=== EXERCISE PROMPT ===
Set aside the pictures and output only the lines from the one containing "Write the React, TypeScript" up to and including the one containing "const axisStep = 5;".

--- ENTRIES ---

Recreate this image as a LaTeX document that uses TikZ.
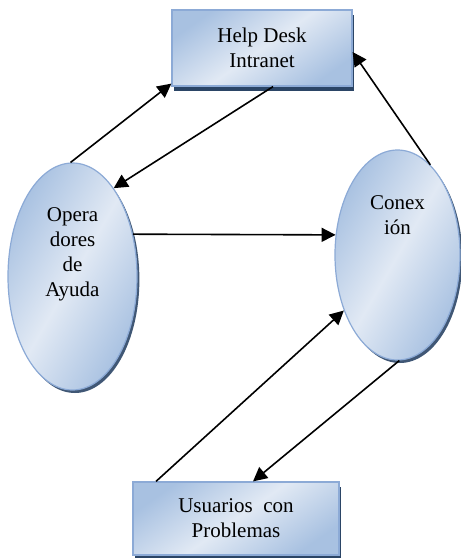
\documentclass[tikz,border=0pt]{standalone}
\usepackage{fontspec}
\setmainfont{Liberation Serif}
\usepackage{xcolor}
\usepackage{tikz}
\usetikzlibrary{arrows.meta,shapes,shadows,positioning,calc}
\definecolor{azulclaro}{HTML}{E1E9F4}
\definecolor{azulmedio}{HTML}{A8C1E1}
\definecolor{borde}{HTML}{8CAAD6}
\definecolor{sombra}{HTML}{2B4566}

\begin{document}
\begin{tikzpicture}[
			x = 0.5pt, y = -0.5pt,
			every node/.style = {font = \fontsize{10.5}{12.5}\selectfont, align = center},
			caja/.style = {rectangle, draw = borde, line width = 0.6pt, inner sep = 0pt,
				left color = azulmedio, right color = azulmedio, middle color = azulclaro, shading angle = 35,
				drop shadow = {shadow xshift = 1.2pt, shadow yshift = -2.5pt, fill = sombra, opacity = 1}},
			elipse/.style = {ellipse, draw = borde, line width = 0.6pt, inner sep = 0pt,
				left color = azulmedio, right color = azulmedio, middle color = azulclaro, shading angle = 60,
				drop shadow = {shadow xshift = 1.2pt, shadow yshift = -1.5pt, fill = sombra, opacity = 0.9}},
			flecha/.style = {-{Triangle[length = 7pt, width = 7pt]}, line width = 0.8pt}
			]

			\useasboundingbox (0,0) rectangle (461,558);

			\node[caja, minimum width = 90pt, minimum height = 38pt] (hd) at (262,48) {Help Desk\\Intranet};
			\node[caja, minimum width = 103pt, minimum height = 36.5pt] (usu) at (236,518.5) {Usuarios~ con\\Problemas};
			\node[elipse, minimum width = 64.5pt, minimum height = 113.5pt] (oper) at (72.5,276.5) {};
			\node[elipse, minimum width = 62.5pt, minimum height = 105pt] (conex) at (397.5,255) {};
			\node (oper-txt) at ([yshift = 11pt]oper.center) {Opera\\dores\\de\\Ayuda};
			\node (conex-txt) at ([yshift = 20pt]conex.center) {Conex\\ión};

			\draw[flecha] (oper.91) -- ([yshift = 1.5pt]hd.south west);
			\draw[flecha] ([xshift = 5.5pt]hd.south) -- (oper.65);
			\draw[flecha] (oper.35) -- (conex.162);
			\draw[flecha] (conex.70) -- ([yshift = -2pt]hd.east);
			\draw[flecha] ([xshift = -40pt]usu.north) -- (conex.226);
			\draw[flecha] (conex.-89) -- ([xshift = 8.5pt]usu.north);

		\end{tikzpicture}
\end{document}
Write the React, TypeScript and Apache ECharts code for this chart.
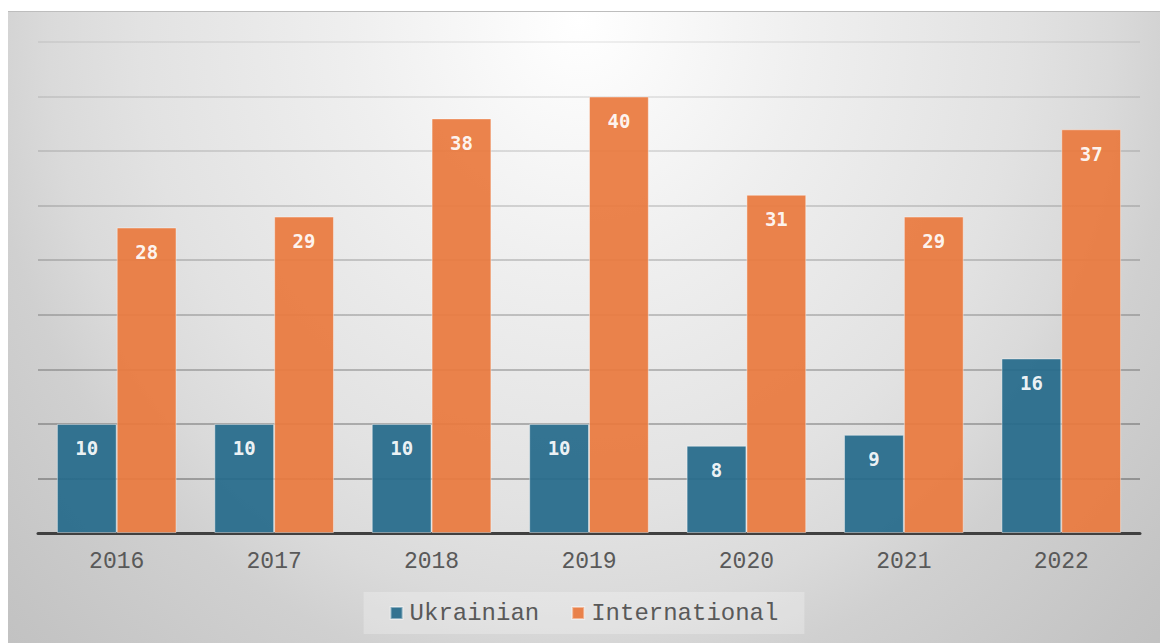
import React, { useEffect, useRef } from "react";
import * as echarts from "echarts";

const years = ["2016", "2017", "2018", "2019", "2020", "2021", "2022"];
const ukrainian = [10, 10, 10, 10, 8, 9, 16];
const international = [28, 29, 38, 40, 31, 29, 37];
const seriesNames = ["Ukrainian", "International"];
const axisMax = 45;
const axisStep = 5;

export default function App() {
  const ref = useRef<HTMLDivElement>(null);
  useEffect(() => {
    if (!ref.current) return;
    const chart = echarts.init(ref.current, undefined, { renderer: "svg" });
    const labelStyle = {
      show: true,
      position: "insideTop",
      distance: 15,
      color: "#ffffff",
      fontFamily: "DejaVu Sans Mono",
      fontWeight: "bold",
      fontSize: 19,
    };
    chart.setOption({
      animation: false,
      backgroundColor: "transparent",
      grid: { left: 30, right: 20, top: 30, bottom: 110 },
      xAxis: {
        type: "category",
        data: years,
        axisLine: { lineStyle: { color: "#404040", width: 3 } },
        axisTick: { show: false },
        axisLabel: {
          color: "#595959",
          fontFamily: "Liberation Mono",
          fontSize: 23,
          margin: 17,
        },
      },
      yAxis: {
        type: "value",
        min: 0,
        max: axisMax,
        interval: axisStep,
        axisLabel: { show: false },
        axisLine: { show: false },
        axisTick: { show: false },
        splitLine: {
          lineStyle: {
            width: 1.5,
            color: new echarts.graphic.LinearGradient(
              0, 30, 0, 522,
              [
                { offset: 0, color: "rgba(0,0,0,0.08)" },
                { offset: 0.5, color: "rgba(0,0,0,0.24)" },
                { offset: 1, color: "rgba(0,0,0,0.4)" },
              ],
              true
            ),
          },
        },
      },
      legend: {
        data: seriesNames,
        left: "center",
        top: 580,
        padding: [9, 26],
        backgroundColor: "rgba(255,255,255,0.25)",
        itemWidth: 12,
        itemHeight: 12,
        itemGap: 32,
        icon: "rect",
        textStyle: {
          color: "#595959",
          fontFamily: "Liberation Mono",
          fontSize: 24,
          padding: [0, 0, 0, 2],
        },
      },
      series: [
        {
          name: seriesNames[0],
          type: "bar",
          data: ukrainian,
          barGap: "0%",
          barCategoryGap: "24%",
          itemStyle: {
            color: "#266a8b",
            opacity: 0.93,
            borderColor: "rgba(255,255,255,0.45)",
            borderWidth: 1,
          },
          label: labelStyle,
        },
        {
          name: seriesNames[1],
          type: "bar",
          data: international,
          barGap: "0%",
          barCategoryGap: "24%",
          itemStyle: {
            color: "#e97a3e",
            opacity: 0.93,
            borderColor: "rgba(255,255,255,0.45)",
            borderWidth: 1,
          },
          label: labelStyle,
        },
      ],
    });
    return () => chart.dispose();
  }, []);
  return (
    <div
      style={{
        position: "absolute",
        left: 8,
        top: 11,
        width: 1152,
        height: 632,
        borderTop: "1px solid #bdbdbd",
        boxSizing: "border-box",
        background:
          "radial-gradient(ellipse 900px 1000px at 572px 9px, #ffffff 0%, #efefef 25%, #e2e2e2 49%, #dadada 59%, #d0d0d0 67%, #c4c4c4 85%, #bcbcbc 100%)",
      }}
    >
      <div ref={ref} style={{ width: 1152, height: 631 }} />
    </div>
  );
}
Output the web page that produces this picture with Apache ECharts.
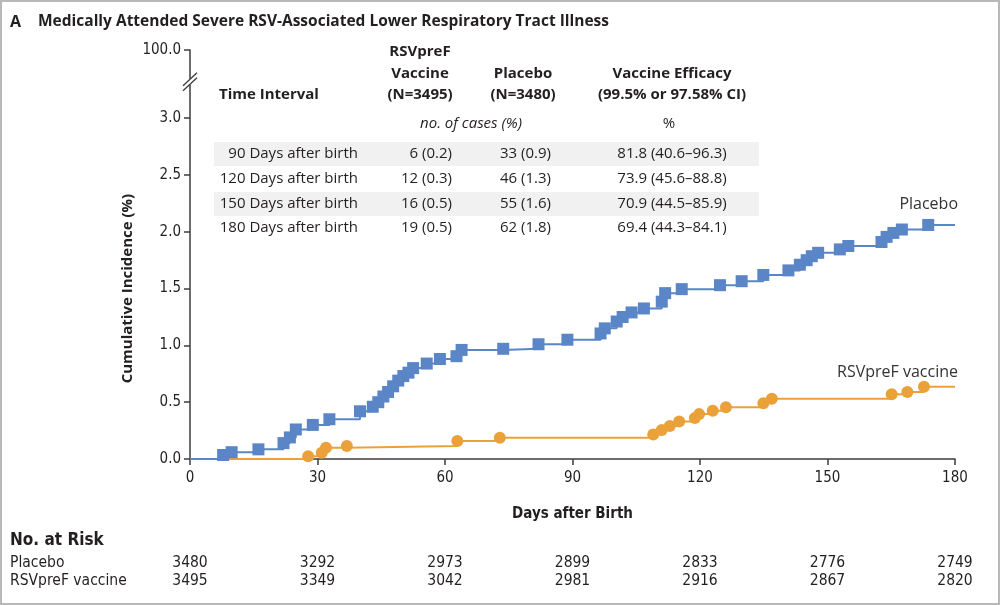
<!DOCTYPE html>
<html><head><meta charset="utf-8">
<script src="https://cdn.jsdelivr.net/npm/echarts@6.0.0/dist/echarts.min.js"></script>
<style>
html,body{margin:0;padding:0;background:#fff;}
#chart{position:absolute;left:0;top:0;width:1000px;height:605px;}
#frame{position:absolute;left:0;top:0;width:1000px;height:605px;box-sizing:border-box;border:2px solid #b8b8b8;pointer-events:none;}
</style></head>
<body><div id="chart"></div><div id="frame"></div>
<script>
// ---- data ----
const titleLetter = 'A';
const titleText = 'Medically Attended Severe RSV-Associated Lower Respiratory Tract Illness';
const placeboDays = [0, 7.8, 9.8, 16.1, 22.0, 23.5, 24.9, 28.9, 32.8, 40.0, 43.0, 44.3, 45.5, 46.6, 47.8, 49.0, 50.2, 51.4, 52.5, 55.7, 58.8, 62.7, 63.9, 73.7, 82.0, 88.8, 96.6, 97.6, 100.4, 101.8, 103.9, 106.8, 111.0, 111.8, 115.7, 124.7, 129.8, 134.9, 140.8, 143.5, 145.1, 146.3, 147.8, 152.9, 154.9, 162.7, 163.9, 165.5, 167.5, 173.7, 180];
const placeboPct  = [0, 0.035, 0.06, 0.085, 0.14, 0.19, 0.26, 0.30, 0.35, 0.42, 0.46, 0.50, 0.55, 0.59, 0.64, 0.69, 0.73, 0.76, 0.80, 0.84, 0.88, 0.905, 0.96, 0.97, 1.01, 1.05, 1.105, 1.15, 1.21, 1.25, 1.29, 1.325, 1.385, 1.46, 1.495, 1.53, 1.565, 1.62, 1.66, 1.71, 1.75, 1.785, 1.815, 1.845, 1.875, 1.91, 1.955, 1.99, 2.02, 2.06, 2.06];
const vaccineDays = [0, 27.8, 31.0, 32.0, 36.9, 62.9, 72.9, 109.0, 111.0, 112.9, 115.1, 118.8, 119.8, 123.0, 126.1, 134.9, 136.9, 165.1, 168.8, 172.7, 180];
const vaccinePct  = [0, 0.025, 0.055, 0.10, 0.115, 0.158, 0.187, 0.215, 0.255, 0.29, 0.33, 0.36, 0.395, 0.425, 0.455, 0.49, 0.53, 0.57, 0.59, 0.635, 0.635];
const xTicks = [0, 30, 60, 90, 120, 150, 180];
const yTicks = [0, 0.5, 1.0, 1.5, 2.0, 2.5, 3.0, 3.6];
const yTickLabels = ['0.0', '0.5', '1.0', '1.5', '2.0', '2.5', '3.0', '100.0'];
const riskNames = ['Placebo', 'RSVpreF vaccine'];
const riskPlacebo = [3480, 3292, 2973, 2899, 2833, 2776, 2749];
const riskVaccine = [3495, 3349, 3042, 2981, 2916, 2867, 2820];
const tableHeader = ['Time Interval', 'RSVpreF\nVaccine\n(N=3495)', 'Placebo\n(N=3480)', 'Vaccine Efficacy\n(99.5% or 97.58% CI)'];
const tableSub = ['no. of cases (%)', '%'];
const tableRows = [
  ['90 Days after birth', '6 (0.2)', '33 (0.9)', '81.8 (40.6\u201396.3)'],
  ['120 Days after birth', '12 (0.3)', '46 (1.3)', '73.9 (45.6\u201388.8)'],
  ['150 Days after birth', '16 (0.5)', '55 (1.6)', '70.9 (44.5\u201385.9)'],
  ['180 Days after birth', '19 (0.5)', '62 (1.8)', '69.4 (44.3\u201384.1)']
];
const seriesNames = ['Placebo', 'RSVpreF vaccine'];

// ---- styles ----
const BLUE = '#5a86c8', ORANGE = '#eba13a', INK = '#231f20';
const SANS = "'Open Sans', 'Noto Sans', sans-serif";
const NARROW = "'Liberation Sans Narrow', 'DejaVu Sans Condensed', sans-serif";

function mk(days, pct) {
  return days.map((d, i) => {
    const it = { value: [d, pct[i]] };
    if (i === 0 || i === days.length - 1) it.symbol = 'none';
    return it;
  });
}

const chart = echarts.init(document.getElementById('chart'), null, { renderer: 'canvas' });
const option = {
  animation: false,
  backgroundColor: '#fff',
  grid: { left: 190, right: 45, top: 50, bottom: 146, containLabel: false },
  xAxis: {
    type: 'value', min: 0, max: 180, interval: 30,
    axisLine: { show: true, lineStyle: { color: '#3c3c3c', width: 1.5 } },
    axisTick: { show: true, length: 6, lineStyle: { color: '#3c3c3c', width: 1.5 } },
    axisLabel: { fontSize: 15, color: INK, margin: 12, fontFamily: NARROW },
    splitLine: { show: false },
    name: 'Days after Birth', nameLocation: 'middle', nameGap: 48,
    nameTextStyle: { fontSize: 15, fontWeight: 'bold', color: INK, fontFamily: NARROW }
  },
  yAxis: {
    type: 'value', min: 0, max: 3.6,
    axisLine: { show: true, lineStyle: { color: '#3c3c3c', width: 1.5 } },
    axisTick: { show: true, length: 6, customValues: yTicks, lineStyle: { color: '#3c3c3c', width: 1.5 } },
    axisLabel: {
      customValues: yTicks, fontSize: 15, color: INK, margin: 9, fontFamily: NARROW,
      formatter: v => { const i = yTicks.findIndex(t => Math.abs(t - v) < 1e-6); return i >= 0 ? yTickLabels[i] : ''; }
    },
    splitLine: { show: false }
  },
  series: [
    {
      name: seriesNames[1], type: 'line', step: 'end', data: mk(vaccineDays, vaccinePct),
      symbol: 'circle', symbolSize: 12, showAllSymbol: true,
      lineStyle: { color: ORANGE, width: 2 }, itemStyle: { color: ORANGE }, z: 3
    },
    {
      name: seriesNames[0], type: 'line', step: 'end', data: mk(placeboDays, placeboPct),
      symbol: 'rect', symbolSize: 12, showAllSymbol: true,
      lineStyle: { color: BLUE, width: 2 }, itemStyle: { color: BLUE }, z: 4
    }
  ]
};
chart.setOption(option);

// ---- annotation text (graphic) ----
const px = (d, v) => chart.convertToPixel({ gridIndex: 0 }, [d, v]);
const g = [];
function txt(text, x, y, font, align, fill) {
  g.push({ type: 'text', silent: true, z: 10,
    style: { text, x, y, font, fill: fill || INK, align: align || 'left', verticalAlign: 'middle' } });
}
// title
txt(titleLetter, 10, 22, 'bold 16px ' + SANS);
txt(titleText, 38, 22, 'bold 15.5px ' + SANS);

// axis break marks near the top of the y axis
const bp = px(0, 3.32);
g.push({ type: 'rect', silent: true, z: 11, shape: { x: bp[0] - 3, y: bp[1] - 3, width: 6, height: 6 }, style: { fill: '#fff' } });
g.push({ type: 'line', silent: true, z: 12, shape: { x1: bp[0] - 7, y1: bp[1] + 9, x2: bp[0] + 7, y2: bp[1] - 4 }, style: { stroke: '#3c3c3c', lineWidth: 1.3 } });
g.push({ type: 'line', silent: true, z: 12, shape: { x1: bp[0] - 7, y1: bp[1] + 4, x2: bp[0] + 7, y2: bp[1] - 9 }, style: { stroke: '#3c3c3c', lineWidth: 1.3 } });

// y-axis title, centred on 0..3.0 range
const yc = (px(0, 0)[1] + px(0, 3.0)[1]) / 2;
g.push({ type: 'text', silent: true, z: 10, x: 128, y: yc, rotation: Math.PI / 2,
  style: { text: 'Cumulative Incidence (%)', font: 'bold 15px ' + SANS, fill: INK, align: 'center', verticalAlign: 'middle' } });

// table
const rowY = [154, 179, 204, 228];
[0, 2].forEach(i => g.push({ type: 'rect', silent: true, z: 1, shape: { x: 214, y: rowY[i] - 12, width: 545, height: 24 }, style: { fill: '#f1f1f1' } }));
const hdrFont = 'bold 15px ' + SANS;
txt(tableHeader[0], 219, 95, hdrFont);
tableHeader[1].split('\n').forEach((s, i) => txt(s, 420, 52 + i * 21.5, hdrFont, 'center'));
tableHeader[2].split('\n').forEach((s, i) => txt(s, 523, 73.5 + i * 21.5, hdrFont, 'center'));
tableHeader[3].split('\n').forEach((s, i) => txt(s, 672, 73.5 + i * 21.5, hdrFont, 'center'));
txt(tableSub[0], 471, 124, 'italic 15px ' + SANS, 'center');
txt(tableSub[1], 669, 124, '15px ' + SANS, 'center');
const cellFont = '15px ' + SANS;
tableRows.forEach((r, i) => {
  txt(r[0], 358, rowY[i], cellFont, 'right');
  txt(r[1], 452, rowY[i], cellFont, 'right');
  txt(r[2], 551, rowY[i], cellFont, 'right');
  txt(r[3], 672, rowY[i], cellFont, 'center');
});

// series labels
txt(seriesNames[0], 958, 204, '16px ' + SANS, 'right', '#333');
txt(seriesNames[1], 958, 372, '16px ' + SANS, 'right', '#333');

// risk table
txt('No. at Risk', 10, 541, 'bold 17px ' + NARROW);
const riskFont = '15.5px ' + NARROW;
txt(riskNames[0], 10, 563, riskFont);
txt(riskNames[1], 10, 581, riskFont);
xTicks.forEach((d, i) => {
  const x = px(d, 0)[0];
  txt(String(riskPlacebo[i]), x, 563, riskFont, 'center');
  txt(String(riskVaccine[i]), x, 581, riskFont, 'center');
});

chart.setOption({ graphic: { elements: g } });
</script>
</body></html>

---

=== WRITTEN SOLUTION ===
Write the React, TypeScript and Apache ECharts code for this chart.
import React, { useEffect, useRef } from "react";
import * as echarts from "echarts";

const years = ["2016", "2017", "2018", "2019", "2020", "2021", "2022"];
const ukrainian = [10, 10, 10, 10, 8, 9, 16];
const international = [28, 29, 38, 40, 31, 29, 37];
const seriesNames = ["Ukrainian", "International"];
const axisMax = 45;
const axisStep = 5;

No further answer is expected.